Financial scandals involving Fillon and Le Pen have overshadowed issues of substance. Fillon and Macron espouse liberal economic reform, though Macron also wants to strengthen social protection. Le Pen and Mélenchon want to abrogate the labour reform, lower the retirement age to 60, and spend massively on social welfare. They also call for protectionist measures to blunt the effects of globalisation, while Fillon and Macron advocate free trade.

ATTITUDES TOWARDS EUROPE

Le Pen and Mélenchon both promised to attempt to re-negotiate EU treaties before holding a referendum on a “Frexit”. But polls show between two-thirds and three-quarters of the French want to keep the euro. In the last week of the campaign, Le Pen stopped talking about returning to the French franc. At a rally on April 18th, Mélenchon said he no longer wants to take France out of the EU or the euro.

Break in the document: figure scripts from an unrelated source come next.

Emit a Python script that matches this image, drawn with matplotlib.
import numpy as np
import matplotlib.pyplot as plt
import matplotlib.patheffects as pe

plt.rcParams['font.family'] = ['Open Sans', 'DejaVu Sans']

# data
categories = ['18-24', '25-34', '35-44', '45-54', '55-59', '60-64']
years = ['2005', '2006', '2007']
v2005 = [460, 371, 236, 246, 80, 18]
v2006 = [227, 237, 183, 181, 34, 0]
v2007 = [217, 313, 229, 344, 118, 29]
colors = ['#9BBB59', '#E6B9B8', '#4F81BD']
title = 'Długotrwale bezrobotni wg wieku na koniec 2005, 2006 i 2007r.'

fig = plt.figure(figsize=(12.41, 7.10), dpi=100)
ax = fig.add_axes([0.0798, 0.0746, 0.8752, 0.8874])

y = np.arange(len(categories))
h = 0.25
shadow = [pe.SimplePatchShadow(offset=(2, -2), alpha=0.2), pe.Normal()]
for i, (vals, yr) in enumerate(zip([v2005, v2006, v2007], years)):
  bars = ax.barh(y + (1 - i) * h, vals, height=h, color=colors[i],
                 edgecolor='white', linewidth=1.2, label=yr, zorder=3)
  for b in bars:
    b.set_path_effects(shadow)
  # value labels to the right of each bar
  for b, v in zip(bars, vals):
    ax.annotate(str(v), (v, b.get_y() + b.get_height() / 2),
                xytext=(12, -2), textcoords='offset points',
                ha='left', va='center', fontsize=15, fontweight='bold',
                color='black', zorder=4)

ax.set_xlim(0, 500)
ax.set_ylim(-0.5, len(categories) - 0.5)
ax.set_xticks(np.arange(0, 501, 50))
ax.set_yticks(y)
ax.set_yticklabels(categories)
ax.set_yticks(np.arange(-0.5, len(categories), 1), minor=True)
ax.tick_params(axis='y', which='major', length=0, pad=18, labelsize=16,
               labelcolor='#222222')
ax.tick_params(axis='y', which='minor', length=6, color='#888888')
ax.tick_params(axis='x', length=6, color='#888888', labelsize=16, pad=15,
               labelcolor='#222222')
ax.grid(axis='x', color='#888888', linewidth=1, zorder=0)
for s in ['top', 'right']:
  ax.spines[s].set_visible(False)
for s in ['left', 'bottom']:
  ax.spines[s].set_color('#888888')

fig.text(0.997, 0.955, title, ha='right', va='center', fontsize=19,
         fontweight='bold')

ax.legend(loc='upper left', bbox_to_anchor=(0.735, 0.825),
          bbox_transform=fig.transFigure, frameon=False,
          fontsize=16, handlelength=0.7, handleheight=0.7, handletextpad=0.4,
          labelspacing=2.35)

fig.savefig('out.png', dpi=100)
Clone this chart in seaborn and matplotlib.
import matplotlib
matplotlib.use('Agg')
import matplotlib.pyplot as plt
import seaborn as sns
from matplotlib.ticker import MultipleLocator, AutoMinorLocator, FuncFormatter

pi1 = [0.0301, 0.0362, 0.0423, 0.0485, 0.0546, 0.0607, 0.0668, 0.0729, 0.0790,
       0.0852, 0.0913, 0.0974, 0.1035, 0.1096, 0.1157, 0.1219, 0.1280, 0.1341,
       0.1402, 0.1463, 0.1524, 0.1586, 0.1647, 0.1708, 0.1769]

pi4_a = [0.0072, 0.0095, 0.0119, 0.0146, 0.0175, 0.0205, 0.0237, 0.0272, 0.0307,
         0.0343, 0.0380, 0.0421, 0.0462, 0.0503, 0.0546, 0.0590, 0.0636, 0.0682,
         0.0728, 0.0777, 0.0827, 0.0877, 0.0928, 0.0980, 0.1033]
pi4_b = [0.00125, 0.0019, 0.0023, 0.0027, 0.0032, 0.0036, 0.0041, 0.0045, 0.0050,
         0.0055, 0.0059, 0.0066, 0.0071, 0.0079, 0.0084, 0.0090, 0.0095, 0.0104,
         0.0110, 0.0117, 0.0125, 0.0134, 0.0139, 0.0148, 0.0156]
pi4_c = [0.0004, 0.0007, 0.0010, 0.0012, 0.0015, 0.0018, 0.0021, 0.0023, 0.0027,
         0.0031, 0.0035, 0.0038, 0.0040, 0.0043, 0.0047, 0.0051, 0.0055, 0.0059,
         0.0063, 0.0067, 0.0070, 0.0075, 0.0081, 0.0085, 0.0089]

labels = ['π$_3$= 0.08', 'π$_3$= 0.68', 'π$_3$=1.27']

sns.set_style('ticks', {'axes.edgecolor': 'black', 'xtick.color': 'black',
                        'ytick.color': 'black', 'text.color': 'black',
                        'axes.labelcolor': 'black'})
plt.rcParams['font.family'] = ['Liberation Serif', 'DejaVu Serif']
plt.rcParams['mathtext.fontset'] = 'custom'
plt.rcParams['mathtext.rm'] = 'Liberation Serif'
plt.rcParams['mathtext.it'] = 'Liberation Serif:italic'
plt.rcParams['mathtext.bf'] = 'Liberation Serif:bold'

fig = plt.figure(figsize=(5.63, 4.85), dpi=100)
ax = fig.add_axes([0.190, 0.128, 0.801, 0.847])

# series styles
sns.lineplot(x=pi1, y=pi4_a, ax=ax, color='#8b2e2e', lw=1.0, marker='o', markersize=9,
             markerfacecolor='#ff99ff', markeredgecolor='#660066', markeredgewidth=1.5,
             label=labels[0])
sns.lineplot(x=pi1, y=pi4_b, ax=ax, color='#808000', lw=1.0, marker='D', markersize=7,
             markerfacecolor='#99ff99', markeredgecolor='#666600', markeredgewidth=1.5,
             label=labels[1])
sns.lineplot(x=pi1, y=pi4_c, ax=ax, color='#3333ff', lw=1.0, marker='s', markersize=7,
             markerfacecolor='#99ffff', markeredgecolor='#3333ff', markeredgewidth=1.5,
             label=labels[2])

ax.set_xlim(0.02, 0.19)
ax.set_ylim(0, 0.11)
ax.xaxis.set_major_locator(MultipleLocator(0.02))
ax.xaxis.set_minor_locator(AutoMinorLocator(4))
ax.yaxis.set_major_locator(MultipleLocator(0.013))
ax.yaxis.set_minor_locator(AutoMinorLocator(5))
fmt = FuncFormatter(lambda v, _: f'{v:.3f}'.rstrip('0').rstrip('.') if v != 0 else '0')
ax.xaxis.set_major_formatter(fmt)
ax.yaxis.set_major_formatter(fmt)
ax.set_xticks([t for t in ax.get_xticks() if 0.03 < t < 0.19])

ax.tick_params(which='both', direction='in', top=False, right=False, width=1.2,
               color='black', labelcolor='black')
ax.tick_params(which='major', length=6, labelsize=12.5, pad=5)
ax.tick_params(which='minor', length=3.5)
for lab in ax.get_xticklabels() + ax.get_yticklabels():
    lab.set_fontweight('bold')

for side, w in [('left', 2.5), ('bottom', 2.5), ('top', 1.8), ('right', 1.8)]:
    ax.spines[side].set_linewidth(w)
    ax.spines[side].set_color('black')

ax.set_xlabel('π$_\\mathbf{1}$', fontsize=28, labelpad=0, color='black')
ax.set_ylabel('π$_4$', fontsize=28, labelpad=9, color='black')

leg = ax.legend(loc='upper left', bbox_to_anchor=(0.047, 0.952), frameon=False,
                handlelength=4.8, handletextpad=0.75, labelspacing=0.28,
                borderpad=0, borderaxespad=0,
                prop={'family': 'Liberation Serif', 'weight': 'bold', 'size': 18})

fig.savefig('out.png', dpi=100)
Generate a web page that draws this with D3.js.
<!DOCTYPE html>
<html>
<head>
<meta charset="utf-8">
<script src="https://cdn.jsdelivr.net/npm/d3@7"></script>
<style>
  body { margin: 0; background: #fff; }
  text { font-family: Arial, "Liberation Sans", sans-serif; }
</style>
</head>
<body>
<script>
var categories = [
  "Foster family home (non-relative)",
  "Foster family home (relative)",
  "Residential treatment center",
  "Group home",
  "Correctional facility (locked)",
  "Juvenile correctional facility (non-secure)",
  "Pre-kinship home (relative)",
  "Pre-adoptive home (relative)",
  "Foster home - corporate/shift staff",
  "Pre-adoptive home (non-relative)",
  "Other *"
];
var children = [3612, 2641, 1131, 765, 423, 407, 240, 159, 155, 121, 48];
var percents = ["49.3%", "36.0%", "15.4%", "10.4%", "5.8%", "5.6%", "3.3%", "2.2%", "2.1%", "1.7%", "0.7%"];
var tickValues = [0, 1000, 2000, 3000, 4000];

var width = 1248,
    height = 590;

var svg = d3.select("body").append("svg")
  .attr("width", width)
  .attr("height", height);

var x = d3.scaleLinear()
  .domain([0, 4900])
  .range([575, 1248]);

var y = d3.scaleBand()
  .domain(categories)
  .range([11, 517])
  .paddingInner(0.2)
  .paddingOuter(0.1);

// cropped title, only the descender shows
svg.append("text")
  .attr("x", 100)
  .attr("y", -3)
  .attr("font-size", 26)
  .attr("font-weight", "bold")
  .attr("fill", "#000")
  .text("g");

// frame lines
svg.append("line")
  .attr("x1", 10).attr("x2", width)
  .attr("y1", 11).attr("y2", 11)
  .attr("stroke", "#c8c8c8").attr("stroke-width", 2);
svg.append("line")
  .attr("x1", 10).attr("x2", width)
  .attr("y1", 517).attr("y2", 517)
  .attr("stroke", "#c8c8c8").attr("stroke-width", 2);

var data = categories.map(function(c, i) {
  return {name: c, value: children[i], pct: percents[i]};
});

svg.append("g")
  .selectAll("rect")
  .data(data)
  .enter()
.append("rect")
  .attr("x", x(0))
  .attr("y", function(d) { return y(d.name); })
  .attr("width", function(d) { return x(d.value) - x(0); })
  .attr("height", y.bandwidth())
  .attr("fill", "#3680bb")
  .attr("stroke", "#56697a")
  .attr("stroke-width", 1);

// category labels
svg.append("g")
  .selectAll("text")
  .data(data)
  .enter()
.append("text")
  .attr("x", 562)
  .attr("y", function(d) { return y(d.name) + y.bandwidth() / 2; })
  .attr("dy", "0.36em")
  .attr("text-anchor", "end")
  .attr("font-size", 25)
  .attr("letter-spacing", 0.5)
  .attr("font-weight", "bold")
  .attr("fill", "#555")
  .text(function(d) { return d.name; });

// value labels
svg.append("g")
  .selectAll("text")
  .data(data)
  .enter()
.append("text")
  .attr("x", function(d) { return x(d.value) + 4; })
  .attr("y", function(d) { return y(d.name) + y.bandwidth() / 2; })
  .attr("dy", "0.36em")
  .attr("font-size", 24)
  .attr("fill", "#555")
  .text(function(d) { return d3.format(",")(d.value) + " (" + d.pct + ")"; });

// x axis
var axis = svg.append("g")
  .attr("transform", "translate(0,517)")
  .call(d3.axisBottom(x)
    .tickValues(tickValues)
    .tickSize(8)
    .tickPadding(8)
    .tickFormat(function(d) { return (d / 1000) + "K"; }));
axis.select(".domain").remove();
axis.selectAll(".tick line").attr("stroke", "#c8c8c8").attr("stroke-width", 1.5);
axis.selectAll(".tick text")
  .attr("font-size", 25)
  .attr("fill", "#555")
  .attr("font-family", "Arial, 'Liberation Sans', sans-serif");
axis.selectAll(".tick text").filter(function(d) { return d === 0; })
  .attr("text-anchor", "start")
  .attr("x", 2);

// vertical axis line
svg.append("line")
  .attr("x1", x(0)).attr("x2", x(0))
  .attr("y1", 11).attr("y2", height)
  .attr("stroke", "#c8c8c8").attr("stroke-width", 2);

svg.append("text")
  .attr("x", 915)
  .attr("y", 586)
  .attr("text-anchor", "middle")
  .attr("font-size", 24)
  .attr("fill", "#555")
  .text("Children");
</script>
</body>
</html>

Fillon wants to continue with an EU ruled by heads of state and government. Macron is the only candidate who enthusiastically endorses greater European integration.

HOW THE ELECTION WORKS

Any candidate who collects the signatures of 500 of France’s 36,000 mayors qualifies to stand for president. Eleven men and women, including three from Trotskyist backgrounds, will appear on the first round ballot on April 23rd. Results will be announced between 8pm and 9 pm on Sunday evening.

The two candidates who win the most votes on Sunday will face each other in the May 7th runoff. Fillon claims he is the only candidate who could be certain of winning a parliamentary majority, essential for carrying out one’s programme, in legislative elections on June 11th and 18th.